(HealthDay News) — For breast cancer survivors, a 12-week yoga intervention improves fatigue and vitality and is associated with reduced levels of proinflammatory cytokines, according to a study published online January 27 in the Journal of Clinical Oncology.

Janice K. Kiecolt-Glaser, PhD, from The Ohio State University in Columbus, and colleagues examined the impact of yoga on inflammation, mood, and fatigue in a randomized three-month controlled trial involving 200 breast cancer survivors. Participants were randomized to 12-week, twice-weekly, 90-minute hatha yoga classes or wait-list control.

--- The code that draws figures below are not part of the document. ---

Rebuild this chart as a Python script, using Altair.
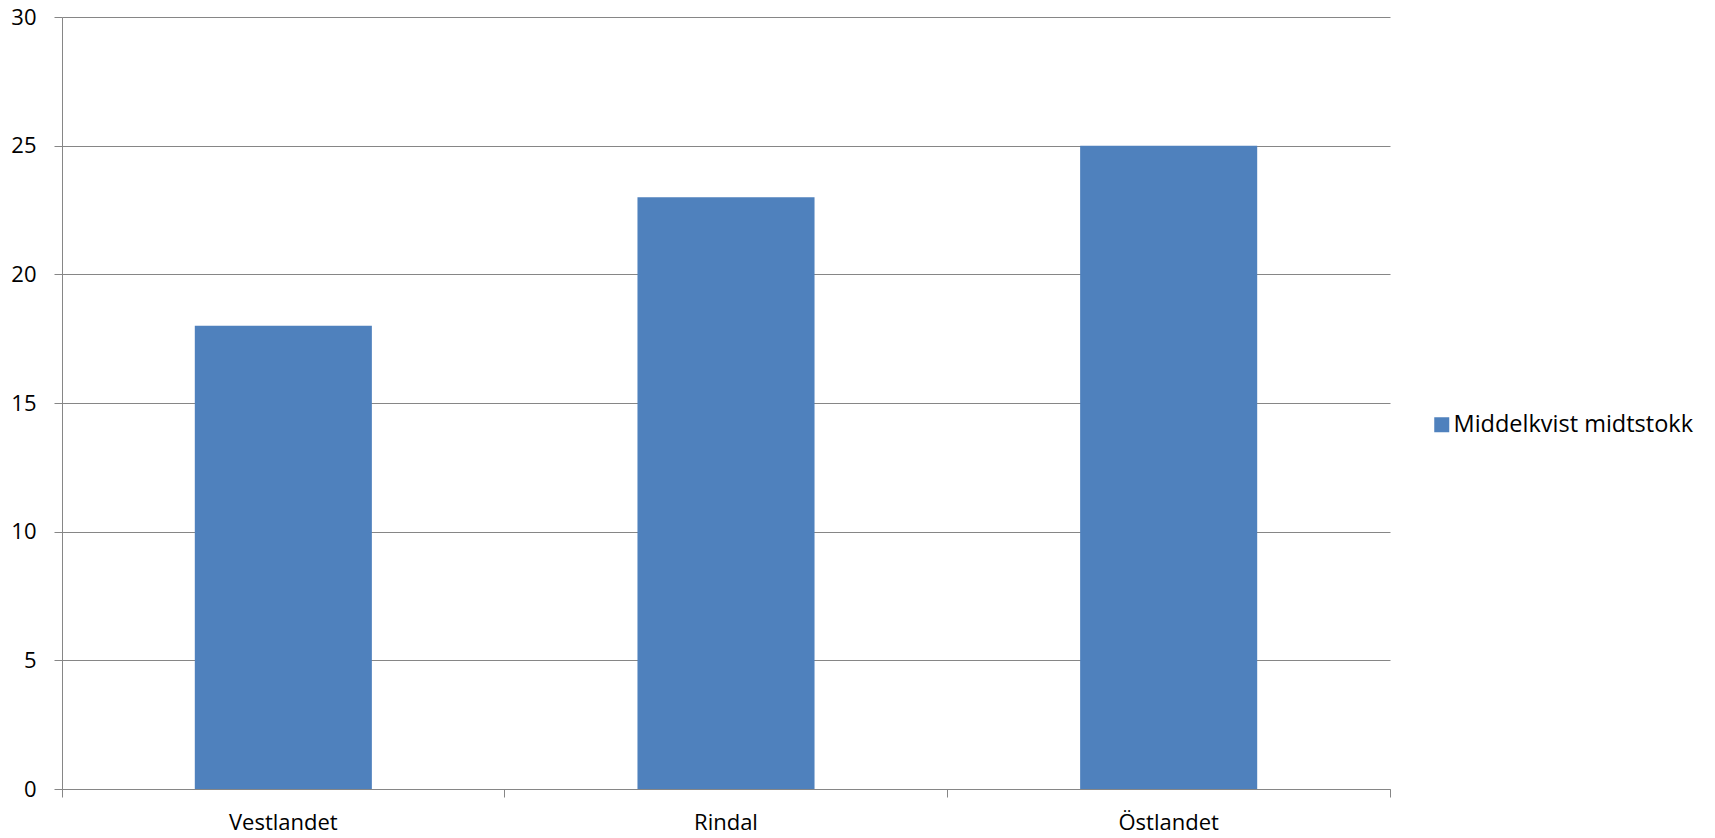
import altair as alt
import pandas as pd

regions = ["Vestlandet", "Rindal", "Östlandet"]
middelkvist = [18, 23, 25]
series_name = "Middelkvist midtstokk"

df = pd.DataFrame({"region": regions, "verdi": middelkvist, "serie": [series_name] * len(regions)})

FONT = "Open Sans"
GRID = "#868686"
SIZE = 22

bars = alt.Chart(df).mark_bar(width=alt.RelativeBandSize(0.4), color="#4F81BD").encode(
    x=alt.X(
        "region:N",
        sort=regions,
        title=None,
        scale=alt.Scale(paddingInner=0, paddingOuter=0),
        axis=alt.Axis(
            labelAngle=0,
            labelFont=FONT,
            labelFontSize=SIZE,
            labelColor="#000000",
            labelPadding=15,
            domainColor=GRID,
            tickColor=GRID,
            tickSize=8,
            ticks=True,
            bandPosition=1,
            tickExtra=True,
            grid=False,
        ),
    ),
    y=alt.Y(
        "verdi:Q",
        title=None,
        scale=alt.Scale(domain=[0, 30]),
        axis=alt.Axis(
            values=[0, 5, 10, 15, 20, 25, 30],
            labelFont=FONT,
            labelFontSize=SIZE,
            labelColor="#000000",
            labelPadding=18,
            domainColor=GRID,
            tickColor=GRID,
            tickSize=8,
            ticks=True,
            gridColor=GRID,
            gridOpacity=1,
        ),
    ),
    fill=alt.Fill(
        "serie:N",
        scale=alt.Scale(domain=[series_name], range=["#4F81BD"]),
        legend=alt.Legend(
            title=None,
            orient="none",
            legendX=1368,
            legendY=396,
            padding=0,
            symbolType="square",
            symbolSize=225,
            symbolStrokeWidth=0,
            labelOffset=0,
            labelFont=FONT,
            labelFontSize=23.5,
            labelColor="#000000",
            labelLimit=400,
        ),
    ),
)

chart = bars.properties(
    width=1328,
    height=772,
    autosize=alt.AutoSizeParams(type="none"),
    padding={"left": 62, "top": 17, "right": 325, "bottom": 49},
).configure(background="#ffffff", view=alt.ViewConfig(stroke=None))

chart.save("out.html", embed_options={"renderer": "svg", "actions": False})
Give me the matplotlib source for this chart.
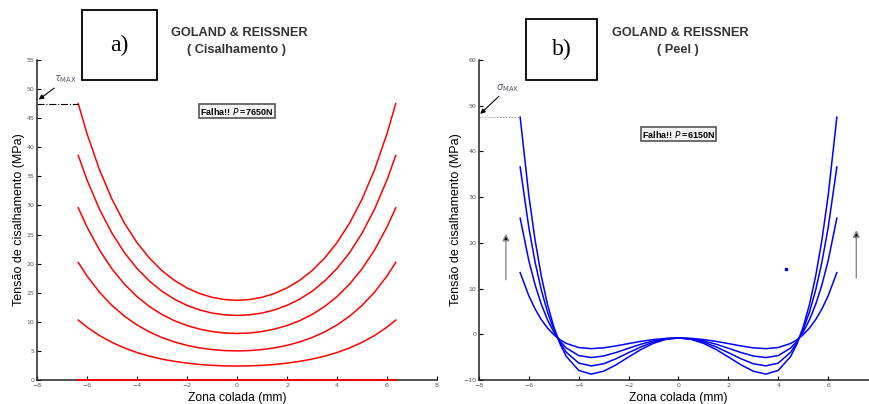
import matplotlib
matplotlib.use("Agg")
import matplotlib.pyplot as plt
from matplotlib.patches import Rectangle

# shear stress along the bond line (Goland & Reissner), 5 load steps + zero line
x_shear = [-6.35, -6.0, -5.5, -5.0, -4.5, -4.0, -3.5, -3.0, -2.5, -2.0, -1.5, -1.0, -0.5, 0.0,
           0.5, 1.0, 1.5, 2.0, 2.5, 3.0, 3.5, 4.0, 4.5, 5.0, 5.5, 6.0, 6.35]
tau_1 = [47.50, 42.34, 36.12, 31.06, 26.94, 23.61, 20.93, 18.79, 17.11, 15.82, 14.87, 14.21, 13.83, 13.70,
         13.83, 14.21, 14.87, 15.82, 17.11, 18.79, 20.93, 23.61, 26.94, 31.06, 36.12, 42.34, 47.50]
tau_2 = [38.60, 34.40, 29.34, 25.22, 21.87, 19.17, 16.99, 15.24, 13.88, 12.83, 12.05, 11.51, 11.20, 11.10,
         11.20, 11.51, 12.05, 12.83, 13.88, 15.24, 16.99, 19.17, 21.87, 25.22, 29.34, 34.40, 38.60]
tau_3 = [29.60, 26.30, 22.33, 19.09, 16.46, 14.34, 12.62, 11.26, 10.18, 9.36, 8.75, 8.33, 8.08, 8.00,
         8.08, 8.33, 8.75, 9.36, 10.18, 11.26, 12.62, 14.34, 16.46, 19.09, 22.33, 26.30, 29.60]
tau_4 = [20.20, 17.88, 15.08, 12.81, 10.96, 9.46, 8.25, 7.29, 6.54, 5.95, 5.52, 5.23, 5.06, 5.00,
         5.06, 5.23, 5.52, 5.95, 6.54, 7.29, 8.25, 9.46, 10.96, 12.81, 15.08, 17.88, 20.20]
tau_5 = [10.30, 9.09, 7.64, 6.46, 5.50, 4.72, 4.09, 3.59, 3.20, 2.90, 2.67, 2.52, 2.43, 2.40,
         2.43, 2.52, 2.67, 2.90, 3.20, 3.59, 4.09, 4.72, 5.50, 6.46, 7.64, 9.09, 10.30]
tau_0 = [0.0] * len(x_shear)
tau_max = 47.5

# peel stress, 4 load steps
x_peel = [-6.35, -6.0, -5.75, -5.5, -5.25, -5.0, -4.75, -4.5, -4.0, -3.5, -3.0, -2.5, -2.0, -1.5, -1.0, -0.5, 0.0,
          0.5, 1.0, 1.5, 2.0, 2.5, 3.0, 3.5, 4.0, 4.5, 4.75, 5.0, 5.25, 5.5, 5.75, 6.0, 6.35]
sig_1 = [47.50, 30.28, 20.58, 12.72, 6.47, 1.59, -2.12, -4.84, -7.91, -8.71, -8.08, -6.67, -4.96, -3.31, -1.97, -1.10, -0.80,
         -1.10, -1.97, -3.31, -4.96, -6.67, -8.08, -8.71, -7.91, -4.84, -2.12, 1.59, 6.47, 12.72, 20.58, 30.28, 47.50]
sig_2 = [36.60, 23.27, 15.76, 9.67, 4.83, 1.05, -1.82, -3.92, -6.30, -6.92, -6.44, -5.34, -4.02, -2.74, -1.70, -1.03, -0.80,
         -1.03, -1.70, -2.74, -4.02, -5.34, -6.44, -6.92, -6.30, -3.92, -1.82, 1.05, 4.83, 9.67, 15.76, 23.27, 36.60]
sig_3 = [25.40, 16.06, 10.80, 6.54, 3.14, 0.49, -1.52, -2.99, -4.66, -5.09, -4.75, -3.98, -3.06, -2.16, -1.43, -0.96, -0.80,
         -0.96, -1.43, -2.16, -3.06, -3.98, -4.75, -5.09, -4.66, -2.99, -1.52, 0.49, 3.14, 6.54, 10.80, 16.06, 25.40]
sig_4 = [13.50, 8.40, 5.53, 3.20, 1.35, -0.09, -1.19, -2.00, -2.90, -3.14, -2.96, -2.54, -2.03, -1.54, -1.15, -0.89, -0.80,
         -0.89, -1.15, -1.54, -2.03, -2.54, -2.96, -3.14, -2.90, -2.00, -1.19, -0.09, 1.35, 3.20, 5.53, 8.40, 13.50]
sig_max = 47.5
stray_point = (4.33, 14.3)

W, H = 870, 404
fig = plt.figure(figsize=(W / 100, H / 100), dpi=100)

ax1 = fig.add_axes([37 / W, 24 / H, 400 / W, 320 / H])
ax2 = fig.add_axes([479 / W, 24 / H, 399 / W, 320 / H])

tick_col = "#555566"
for ax in (ax1, ax2):
    ax.spines["top"].set_visible(False)
    ax.spines["right"].set_visible(False)
    for s in ("left", "bottom"):
        ax.spines[s].set_linewidth(1.1)
        ax.spines[s].set_color("#222222")
    ax.tick_params(direction="in", length=3, width=0.8, labelsize=4.5, labelcolor=tick_col, pad=2)
    ax.set_xlim(-8, 8)
    ax.set_xlabel("Zona colada (mm)", fontsize=8.7, family="Liberation Sans", labelpad=3)
    ax.set_ylabel("Tensão de cisalhamento (MPa)", fontsize=9, family="Liberation Sans", labelpad=1)
ax1.set_xticks(range(-8, 9, 2))
ax2.set_xticks(range(-8, 7, 2))  # the 8 mark falls past the right edge

# shear plot
ax1.set_ylim(0, 55)
ax1.set_yticks(range(0, 56, 5))
for t in (tau_1, tau_2, tau_3, tau_4, tau_5):
    ax1.plot(x_shear, t, color="red", lw=1.1)
ax1.plot(x_shear, tau_0, color="red", lw=1.3, zorder=5, clip_on=False)
ax1.plot([-8, x_shear[0]], [tau_max, tau_max], color="black", lw=0.8, ls="-.", clip_on=False)
ax1.annotate(r"$\tau_{\rm MAX}$", xy=(-7.93, 48.2), xytext=(-7.3, 51.3), fontsize=7, color="#556",
             arrowprops=dict(arrowstyle="-|>", color="black", lw=0.8, mutation_scale=7,
                             shrinkA=0, shrinkB=0))
ax1.text(0, 46.2, r"Falha!! $\mathbf{\mathit{P}}$ =7650N", fontsize=6.5, fontweight="bold", ha="center",
         va="center", family="Liberation Sans",
         bbox=dict(boxstyle="square,pad=0.15", fc="#f4f4f4", ec="#555555", lw=1.2))

# peel plot
ax2.set_ylim(-10, 60)
ax2.set_yticks(range(-10, 61, 10))
for s in (sig_1, sig_2, sig_3, sig_4):
    ax2.plot(x_peel, s, color="blue", lw=1.1)
ax2.plot([-8, x_peel[0]], [sig_max, sig_max], color="#999999", lw=0.8, ls=":", clip_on=False)
ax2.annotate(r"$\sigma_{\rm MAX}$", xy=(-7.95, 48.2), xytext=(-7.3, 53.5), fontsize=7, color="#556",
             arrowprops=dict(arrowstyle="-|>", color="black", lw=0.8, mutation_scale=7,
                             shrinkA=0, shrinkB=0))
ax2.text(0, 43.8, r"Falha!! $\mathbf{\mathit{P}}$ =6150N", fontsize=6.5, fontweight="bold", ha="center",
         va="center", family="Liberation Sans",
         bbox=dict(boxstyle="square,pad=0.15", fc="#f4f4f4", ec="#555555", lw=1.2))
for xa, y0, y1 in ((-6.92, 11.9, 22.0), (7.13, 12.3, 22.8)):
    ax2.annotate("", xy=(xa, y1), xytext=(xa, y0),
                 arrowprops=dict(arrowstyle="-|>", ec="#8a8a8a", fc="black", lw=1.0,
                                 mutation_scale=10, shrinkA=0, shrinkB=0))
ax2.plot([stray_point[0]], [stray_point[1]], marker="s", ms=2, color="blue", ls="none")

# titles
for cx, sub in ((239, "( Cisalhamento )"), (680, "( Peel )")):
    fig.text(cx / W, 1 - 33 / H, "GOLAND & REISSNER", ha="center", va="center", fontsize=9.2,
             fontweight="bold", family="Liberation Sans", color="#333333")
    fig.text((cx - 2) / W, 1 - 50 / H, sub, ha="center", va="center", fontsize=9.2,
             fontweight="bold", family="Liberation Sans", color="#333333")

# panel letters in boxes
for (x0, y0, x1, y1), lab in (((82, 10, 157, 80), "a)"), ((526, 19, 597, 80), "b)")):
    fig.patches.append(Rectangle((x0 / W, 1 - y1 / H), (x1 - x0) / W, (y1 - y0) / H,
                                 transform=fig.transFigure, fc="white", ec="black", lw=1.3))
    fig.text((x0 + x1) / 2 / W, 1 - (y0 + y1) / 2 / H, lab, ha="center", va="center",
             fontsize=17, family="Liberation Serif")

fig.savefig("out.png", dpi=100)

The researchers found that, immediately post-treatment, vitality was higher (P=0.01) in the yoga versus the control group, although fatigue was not lower (P>0.05). At three-months post-treatment, participants in the yoga group had lower fatigue (P=0.002), higher vitality (P=0.01), and lower levels of interleukin (IL)-6, tumor necrosis factor α (TNF-α), and IL-1β (P=0.027, 0.027, and 0.037, respectively), compared with controls. No difference was seen in depression at either time point (P>0.2). In a planned secondary analysis, at both post-treatment visits, yoga practice frequency was more strongly associated with fatigue (P=0.019 and 0.0001) and vitality (P=0.016 and 0.0045), but not depression (P>0.05), than simple group assignment. Larger changes were seen with more frequent practice. Increasing yoga practice also correlated with decreased IL-6 and IL-1β production (P=0.01 and 0.03, respectively), but not with TNF-α (P>0.05).

“If yoga dampens or limits both fatigue and inflammation, then regular practice could have substantial health benefits,” the authors write.